Pythagoras bridges Milesian natural philosophy and Plato's Ideas. By grounding reality in number, he moved philosophy from concrete to abstract. His soul-doctrine reworked Orphic tradition. The coexistence of rationality and mysticism marks an era before philosophy and science diverged.

Profile

Pythagoras calls to mind a geometry theorem, yet the man was first a religious visionary who saw divine order in numbers. Born around 570 BC on Samos, he reportedly traveled to Egypt and Babylon, absorbing geometry and sacred rites, though the historicity of these journeys is debated.

Around 530 BC he left Samos for Croton in southern Italy, founding a community that was equal parts school and religious order. Initiates observed years of silence, shared property, and abstained from beans. Behind these rules lay metempsychosis: the soul migrates into new bodies, purifying toward a divine state. Respect for life and vegetarianism followed logically.

The school's motto was "All is number." Using a monochord, members discovered that pleasing intervals match simple integer ratios: octave 2:1, fifth 3:2, fourth 4:3. Finding math inside sensory beauty was revolutionary -- it implied one principle unites structure and sensation. The "music of the spheres" extended this cosmically: each planet emits a tone, producing an inaudible harmony.

Modern scholarship is cautious. The right-triangle relationship was likely known in Babylon and India earlier. After Burkert's 1962 study, consensus holds Pythagoras may have added nothing to formal mathematics. Yet what matters is the methodological attitude: treating nature as numerical relationships.
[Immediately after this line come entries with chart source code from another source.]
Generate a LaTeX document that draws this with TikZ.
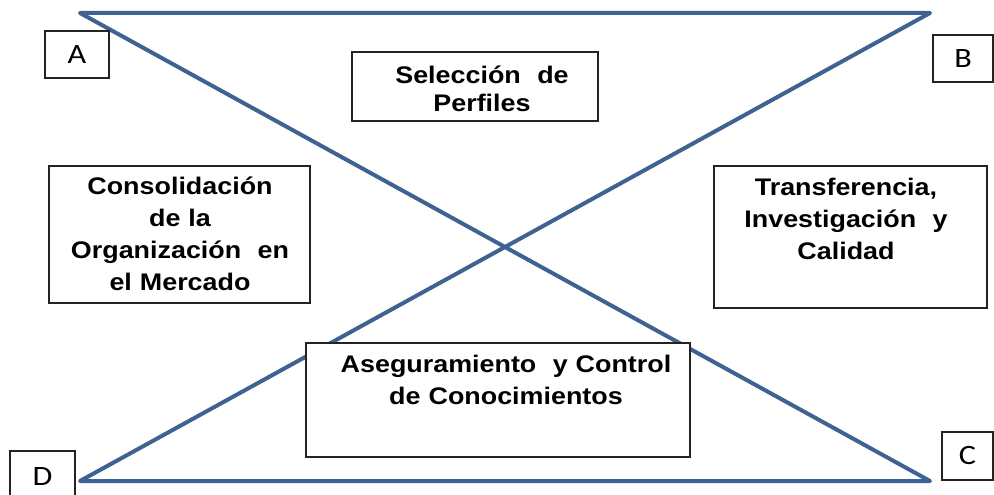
\documentclass[tikz,border=0pt]{standalone}
\usepackage{fontspec}
\setmainfont{Liberation Sans}
\newfontfamily\boxfont{Liberation Sans}[FakeStretch=1.12]
\newfontfamily\letterfont{Carlito}[FakeStretch=1.15]
\definecolor{tieblue}{RGB}{62,98,146}
\definecolor{boxline}{RGB}{35,35,35}
\begin{document}
\begin{tikzpicture}[x=1pt,y=-1pt,
  tie/.style={draw=tieblue, line width=4pt, line join=round},
  box/.style={draw=boxline, line width=1.6pt, fill=white, rectangle, inner sep=0pt},
  txt/.style={font=\boxfont\bfseries\fontsize{24}{32}\selectfont, align=center, anchor=base, inner sep=0pt, text width=#1},
  lettertxt/.style={font=\letterfont\fontsize{28}{30}\selectfont, inner sep=0pt}]
\useasboundingbox (0,0) rectangle (994,495);
\fill[white] (0,0) rectangle (994,495);
% hourglass
\coordinate (tl) at (80,13);
\coordinate (tr) at (930,13);
\coordinate (bl) at (80,481);
\coordinate (br) at (930,481);
\draw[tie] (tl) -- (tr) -- (bl) -- (br) -- cycle;
% corner letter boxes
\node[box, minimum width=64pt, minimum height=47pt] (A) at (77,54.5) {};
\node[lettertxt] (Alab) at (A.center) {A};
\node[box, minimum width=60pt, minimum height=47pt] (B) at (963,58.5) {};
\node[lettertxt] (Blab) at (B.center) {B};
\node[box, minimum width=51pt, minimum height=48pt] (C) at (967.5,456) {};
\node[lettertxt] (Clab) at (C.center) {C};
\node[box, minimum width=65pt, minimum height=52pt] (D) at (42.5,477) {};
\node[lettertxt] (Dlab) at (D.center) {D};
% content boxes
\node[box, minimum width=246pt, minimum height=69pt] (sel) at (475,86.5) {};
\node[txt=246pt, font=\boxfont\bfseries\fontsize{24}{28}\selectfont] (seltxt) at (482,84) {Selección\hspace{0.35em} de\\Perfiles};
\node[box, minimum width=261pt, minimum height=137pt] (con) at (179.5,234.5) {};
\node[txt=261pt] (contxt) at (180,194) {Consolidación\\de la\\Organización\hspace{0.35em} en\\el Mercado};
\node[box, minimum width=273pt, minimum height=142pt] (tra) at (850.5,237) {};
\node[txt=273pt] (tratxt) at (846,195) {Transferencia,\\Investigación\hspace{0.35em} y\\Calidad};
\node[box, minimum width=384pt, minimum height=114pt] (ase) at (498,400) {};
\node[txt=384pt] (asetxt) at (506,372) {Aseguramiento\hspace{0.35em} y Control\\de Conocimientos};
\end{tikzpicture}
\end{document}
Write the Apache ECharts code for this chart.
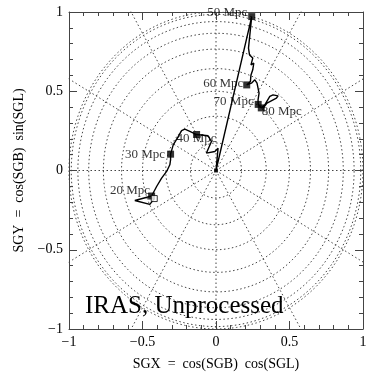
<!DOCTYPE html>
<html>
<head>
<meta charset="utf-8">
<script src="https://cdn.jsdelivr.net/npm/echarts@6/dist/echarts.min.js"></script>
<style>
  html, body { margin: 0; padding: 0; background: #fff; }
  #chart { width: 382px; height: 382px; }
</style>
</head>
<body>
<div id="chart"></div>
<script>
const chart = echarts.init(document.getElementById('chart'), null, { renderer: 'canvas' });

// graticule: circles of constant SGB (radius = cos SGB) and meridians of constant SGL
const gridSGB = [0, 10, 20, 30, 40, 50, 60, 70, 80];
const gridSGL = [0, 30, 60, 90, 120, 150, 180, 210, 240, 270, 300, 330];

// dipole direction track
const pathX = [-0.420, -0.450, -0.552, -0.438, -0.404, -0.370, -0.336, -0.314, -0.309, -0.309,
  -0.291, -0.257, -0.234, -0.212, -0.178, -0.132, -0.054, -0.031, -0.065, -0.008, 0.014, 0.000,
  0.243, 0.221, 0.228, 0.250, 0.238, 0.257, 0.250, 0.238, 0.234, 0.209,
  0.241, 0.264, 0.279, 0.293, 0.286, 0.287, 0.308,
  0.332, 0.366, 0.388, 0.422, 0.411, 0.347, 0.320];
const pathY = [-0.177, -0.214, -0.189, -0.161, -0.101, -0.048, -0.006, 0.036, 0.067, 0.103,
  0.162, 0.214, 0.252, 0.261, 0.247, 0.227, 0.219, 0.183, 0.110, 0.120, 0.141, 0.000,
  0.971, 0.772, 0.729, 0.709, 0.666, 0.677, 0.635, 0.603, 0.561, 0.540,
  0.551, 0.572, 0.551, 0.488, 0.446, 0.417, 0.395,
  0.414, 0.467, 0.477, 0.471, 0.456, 0.425, 0.393];

// distance markers
const markNames = ['20 Mpc', '30 Mpc', '40 Mpc', '50 Mpc', '60 Mpc', '70 Mpc', '80 Mpc'];
const markX = [-0.438, -0.309, -0.132, 0.243, 0.209, 0.287, 0.308];
const markY = [-0.161, 0.103, 0.227, 0.971, 0.540, 0.417, 0.395];
const startX = [-0.420];
const startY = [-0.177];
const originX = [0];
const originY = [0];

const tickLabels = [-1, -0.5, 0, 0.5, 1];

// label placement (style only)
const labelPlace = {
  '20 Mpc': { position: 'left', distance: 0, offset: [2, -5] },
  '30 Mpc': { position: 'left', distance: 2, offset: [0, 0] },
  '40 Mpc': { position: 'inside', distance: 0, offset: [0, 4] },
  '50 Mpc': { position: 'left', distance: 0, offset: [-1, -4] },
  '60 Mpc': { position: 'left', distance: 0, offset: [0, -1] },
  '70 Mpc': { position: 'left', distance: 1, offset: [0, -3] },
  '80 Mpc': { position: 'right', distance: 0, offset: [-3, 4] }
};

const SERIF = 'Liberation Serif';
const dotStyle = { color: '#444', width: 1, type: [1.5, 2.5] };

const series = [];

gridSGB.forEach((b) => {
  const r = Math.cos(b * Math.PI / 180);
  const pts = [];
  for (let a = 0; a <= 360; a += 2) {
    pts.push([r * Math.cos(a * Math.PI / 180), r * Math.sin(a * Math.PI / 180)]);
  }
  series.push({ type: 'line', data: pts, showSymbol: false, silent: true, lineStyle: dotStyle, z: 1 });
});

gridSGL.forEach((l) => {
  const c = Math.cos(l * Math.PI / 180), s = Math.sin(l * Math.PI / 180);
  series.push({ type: 'line', data: [[0, 0], [1.6 * c, 1.6 * s]], showSymbol: false, silent: true, lineStyle: dotStyle, z: 1 });
});

series.push({
  type: 'line',
  data: pathX.map((x, i) => [x, pathY[i]]),
  showSymbol: false,
  lineStyle: { color: '#000', width: 1.4 },
  z: 3
});

series.push({
  type: 'scatter',
  data: markX.map((x, i) => ({ value: [x, markY[i]], name: markNames[i], label: labelPlace[markNames[i]] })),
  symbol: 'rect',
  symbolSize: 7,
  itemStyle: { color: '#000' },
  label: {
    show: true,
    formatter: (p) => p.name,
    fontFamily: SERIF,
    fontSize: 13,
    color: '#000'
  },
  z: 4
});

series.push({
  type: 'scatter',
  data: startX.map((x, i) => [x, startY[i]]),
  symbol: 'rect',
  symbolSize: 6,
  itemStyle: { color: '#fff', borderColor: '#000', borderWidth: 1 },
  z: 4
});

series.push({
  type: 'scatter',
  data: originX.map((x, i) => [x, originY[i]]),
  symbol: 'rect',
  symbolSize: 4,
  itemStyle: { color: '#000' },
  z: 4
});

const fmt = (v) => (tickLabels.includes(v) ? String(v).replace('-', '\u2212') : '');

const axisCommon = {
  type: 'value',
  min: -1,
  max: 1,
  interval: 0.5,
  splitLine: { show: false },
  axisLine: { show: true, onZero: false, lineStyle: { color: '#444', width: 1 } },
  axisTick: { show: true, inside: true, length: 8, lineStyle: { color: '#444' } },
  minorTick: { show: true, splitNumber: 5, length: 4, lineStyle: { color: '#444' } }
};

const option = {
  animation: false,
  backgroundColor: '#fff',
  grid: { left: 69, right: 19, top: 12, bottom: 53 },
  xAxis: [
    Object.assign({}, axisCommon, {
      position: 'bottom',
      name: 'SGX  =  cos(SGB)  cos(SGL)',
      nameLocation: 'middle',
      nameGap: 28,
      nameTextStyle: { fontFamily: SERIF, fontSize: 14, color: '#000' },
      axisLabel: { formatter: fmt, fontFamily: SERIF, fontSize: 14, color: '#000', margin: 6 }
    }),
    Object.assign({}, axisCommon, { position: 'top', axisLabel: { show: false } })
  ],
  yAxis: [
    Object.assign({}, axisCommon, {
      position: 'left',
      name: 'SGY  =  cos(SGB)  sin(SGL)',
      nameLocation: 'middle',
      nameGap: 37,
      nameTextStyle: { fontFamily: SERIF, fontSize: 14, color: '#000' },
      axisLabel: { formatter: fmt, fontFamily: SERIF, fontSize: 14, color: '#000', margin: 6 }
    }),
    Object.assign({}, axisCommon, { position: 'right', axisLabel: { show: false } })
  ],
  graphic: [{
    type: 'text',
    left: 85,
    top: 294,
    z: 10,
    style: { text: 'IRAS, Unprocessed', font: '25px "Liberation Serif"', fill: '#000' }
  }],
  series: series
};

chart.setOption(option);
</script>
</body>
</html>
That attitude passed through Plato's Timaeus to Copernicus, Kepler, and Newton.

Around 510 BC the Pythagoreans clashed with democratic factions and their halls were burned. Pythagoras may have fled to Metapontum or perished. His school survived through Philolaus and Archytas. Having left no writings, he transmitted ideas entirely by word of mouth -- a testament to the power of thought to outlive its author.